By Jamie Crawford
David Cohen's office has set its sights on a key target since its inception in 2004: drastically reducing al Qaeda's ability to attack and finance its operations.
The results have been clear, the U.S. Treasury's undersecretary for terrorism and financial intelligence said Thursday.
The core group of al Qaeda "is in a much weaker state than it was" even two years ago, said Cohen, who oversees U.S. efforts to choke off the funding for bad actors and rogue regimes around the world.
International sanctions from the United States and other nations have greatly reduced the ability of the core group of al Qaeda, thought to be based in northwestern Pakistan, to formal financial networks to move and raise money, he said.
But even so, Cohen said, al Qaeda's affiliates - particularly in North Africa - have found other ways to boost the terrorist group's coffers, including kidnapping ransoms to the tune of "tens of millions of dollars" since 2008.

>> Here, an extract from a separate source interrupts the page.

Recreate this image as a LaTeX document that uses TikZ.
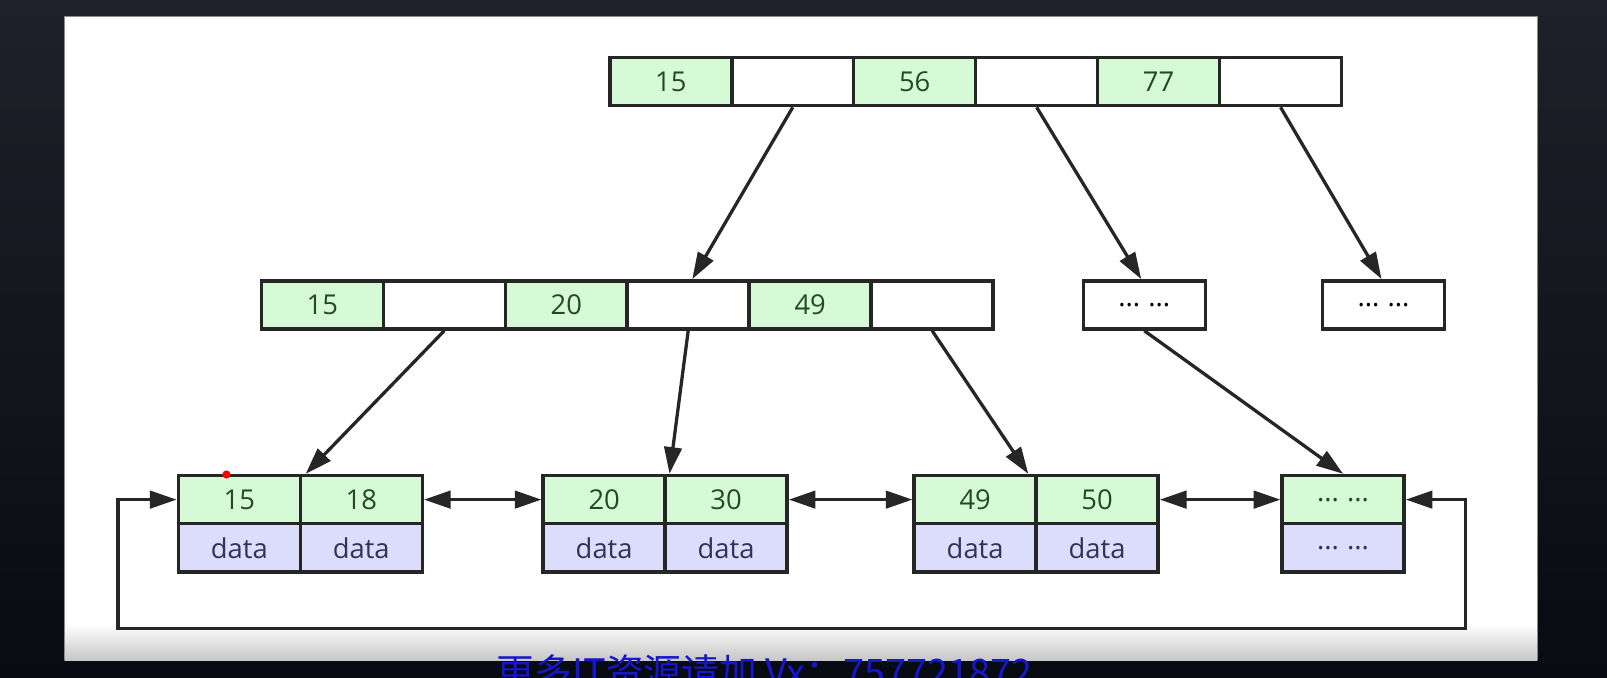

That "leading edge" of terrorist financing is an area of particular concern to the United States, he said.
The Treasury Department has the authority to sanction individuals known to be the money men behind these operations, Cohen said, and a U.S. policy of not paying ransom does have an effect.
"We have seen that hostage-takers are less likely to take Americans as hostages, because they recognize that there is not a pot of gold at the end of this enterprise," Cohen said.

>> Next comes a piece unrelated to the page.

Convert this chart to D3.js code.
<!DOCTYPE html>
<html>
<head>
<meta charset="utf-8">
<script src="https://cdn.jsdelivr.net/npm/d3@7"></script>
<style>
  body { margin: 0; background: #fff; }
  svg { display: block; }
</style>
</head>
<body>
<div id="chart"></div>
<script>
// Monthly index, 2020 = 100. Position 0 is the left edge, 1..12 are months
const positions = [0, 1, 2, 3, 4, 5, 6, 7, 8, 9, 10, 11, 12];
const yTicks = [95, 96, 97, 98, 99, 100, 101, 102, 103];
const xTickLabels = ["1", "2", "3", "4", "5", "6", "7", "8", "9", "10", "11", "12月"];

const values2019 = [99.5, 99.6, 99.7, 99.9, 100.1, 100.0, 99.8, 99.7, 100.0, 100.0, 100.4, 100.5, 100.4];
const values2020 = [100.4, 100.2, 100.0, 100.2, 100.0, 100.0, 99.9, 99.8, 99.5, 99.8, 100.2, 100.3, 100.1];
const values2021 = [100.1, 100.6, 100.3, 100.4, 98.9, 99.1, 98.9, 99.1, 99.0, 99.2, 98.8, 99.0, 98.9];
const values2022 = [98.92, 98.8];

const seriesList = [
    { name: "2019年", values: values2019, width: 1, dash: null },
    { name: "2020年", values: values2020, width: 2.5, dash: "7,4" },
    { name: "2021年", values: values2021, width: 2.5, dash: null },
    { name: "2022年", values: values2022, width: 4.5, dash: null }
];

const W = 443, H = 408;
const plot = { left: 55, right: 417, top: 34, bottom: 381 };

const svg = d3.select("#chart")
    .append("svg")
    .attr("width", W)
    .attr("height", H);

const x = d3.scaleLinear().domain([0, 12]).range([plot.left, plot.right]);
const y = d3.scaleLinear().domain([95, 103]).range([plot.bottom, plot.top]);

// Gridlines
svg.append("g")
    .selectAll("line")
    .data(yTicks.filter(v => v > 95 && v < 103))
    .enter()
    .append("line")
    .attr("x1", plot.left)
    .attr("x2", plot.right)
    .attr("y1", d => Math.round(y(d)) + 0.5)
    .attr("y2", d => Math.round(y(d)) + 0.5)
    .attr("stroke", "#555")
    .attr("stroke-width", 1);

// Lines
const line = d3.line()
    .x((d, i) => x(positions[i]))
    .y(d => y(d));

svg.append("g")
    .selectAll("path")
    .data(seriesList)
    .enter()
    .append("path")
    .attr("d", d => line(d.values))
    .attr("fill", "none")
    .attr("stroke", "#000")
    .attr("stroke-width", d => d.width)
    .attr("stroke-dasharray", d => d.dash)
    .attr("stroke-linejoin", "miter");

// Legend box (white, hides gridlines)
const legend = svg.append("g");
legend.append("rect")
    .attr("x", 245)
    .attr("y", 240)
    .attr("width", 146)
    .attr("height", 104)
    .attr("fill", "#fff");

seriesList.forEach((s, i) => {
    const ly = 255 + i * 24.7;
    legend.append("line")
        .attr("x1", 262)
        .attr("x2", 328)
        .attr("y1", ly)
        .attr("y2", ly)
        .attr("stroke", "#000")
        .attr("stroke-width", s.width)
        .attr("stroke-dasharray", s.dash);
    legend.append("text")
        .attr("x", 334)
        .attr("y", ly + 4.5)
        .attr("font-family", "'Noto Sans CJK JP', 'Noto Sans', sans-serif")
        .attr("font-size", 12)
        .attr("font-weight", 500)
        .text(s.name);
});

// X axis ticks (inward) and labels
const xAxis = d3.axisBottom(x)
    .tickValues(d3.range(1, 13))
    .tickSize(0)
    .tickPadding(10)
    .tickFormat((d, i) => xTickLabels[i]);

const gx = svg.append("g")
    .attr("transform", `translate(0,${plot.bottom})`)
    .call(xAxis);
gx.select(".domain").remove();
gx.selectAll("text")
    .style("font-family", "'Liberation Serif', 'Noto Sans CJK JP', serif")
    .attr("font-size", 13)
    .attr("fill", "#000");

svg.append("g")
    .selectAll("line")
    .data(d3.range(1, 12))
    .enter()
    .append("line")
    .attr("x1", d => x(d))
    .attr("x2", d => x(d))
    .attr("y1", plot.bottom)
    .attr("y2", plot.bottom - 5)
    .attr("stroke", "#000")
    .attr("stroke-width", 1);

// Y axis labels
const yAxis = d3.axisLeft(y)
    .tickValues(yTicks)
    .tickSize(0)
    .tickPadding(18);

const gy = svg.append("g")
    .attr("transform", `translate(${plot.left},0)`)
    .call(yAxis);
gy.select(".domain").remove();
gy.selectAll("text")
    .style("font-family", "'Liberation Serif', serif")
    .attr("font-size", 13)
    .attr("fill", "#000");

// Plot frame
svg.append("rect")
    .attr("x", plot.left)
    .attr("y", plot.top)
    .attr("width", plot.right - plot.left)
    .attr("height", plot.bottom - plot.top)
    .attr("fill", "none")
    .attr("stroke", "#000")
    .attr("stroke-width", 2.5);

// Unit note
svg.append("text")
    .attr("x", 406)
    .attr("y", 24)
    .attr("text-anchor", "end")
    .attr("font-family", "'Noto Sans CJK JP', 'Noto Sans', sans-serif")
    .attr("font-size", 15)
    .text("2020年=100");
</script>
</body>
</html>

But al Qaeda isn't the only target that has kept Cohen's office busy this year, the Treasury official said, speaking at the Center for Strategic and International Studies in Washington.
In March, his office sanctioned an Iranian airline and trading company for their roles in shipping weapons to Syria and countries in Africa. Many senior Iranian officials and front companies for the country's elite Islamic Revolutionary Guard Corps-Quds Force have been targeted as well.
And with additional sanctions targeting Iran's oil sector and central bank set to take full effect next month, Tehran is feeling the heat of efforts aimed at curtailing Iran's nuclear program, Cohen said.
There has been a "very significant deterioration in the Iranian economy" since last autumn, Cohen said.
"The value of their currency has dropped like a rock, and that has a significant impact on Iran's ability to pay for the material it needs for its nuclear program," and more broadly, it puts pressure on the regime as more and more citizens get squeezed, Cohen said.
In a speech marking the Persian New Year in March, Ayatollah Ali Khamenei urged Iranians to support domestic production to stave off the debilitating effects of international sanctions.
Syria, too, has seen many members of President Bashar al-Assad's regime and family targeted by the United States. Close to 50 Syrian individuals and institutions have been designated under U.S. sanctions, Cohen said.
While Syria's GDP grew approximately 6% in 2009, Cohen said the Syrian economy is contracting significantly under the weight of international sanctions, and the nation's currency has plummeted in value. The loss of revenue from oil and tourism - Syria's largest economic sectors - has contributed to huge budget deficits as revenues fall and spending explodes while the regime works to maintain power, Cohen said.
Since the violence began over a year ago, there has been a degree of "capital flight" from Syria, Cohen said.
The trick in targeting sanctions, he said, is to recognize the difference between the flow of assets legitimately leaving the country as a means of escaping the violence, versus assets that the regime and its allies are shielding.
The state-run Syrian Arab News Agency has described sanctions by the United States and European countries as "unjustified," "illegal" and "inhumane."
Cohen said Thursday that financial pressure on Syria's elite will continue.
"The objective of that is to encourage the business class in Syria to recognize that their future prosperity, the preservation of their wealth, their children's future - economic stability - depends on Assad leaving power," Cohen said, "and peeling away that business community support from the regime is one of the important objectives that we are pursuing through these sanctions."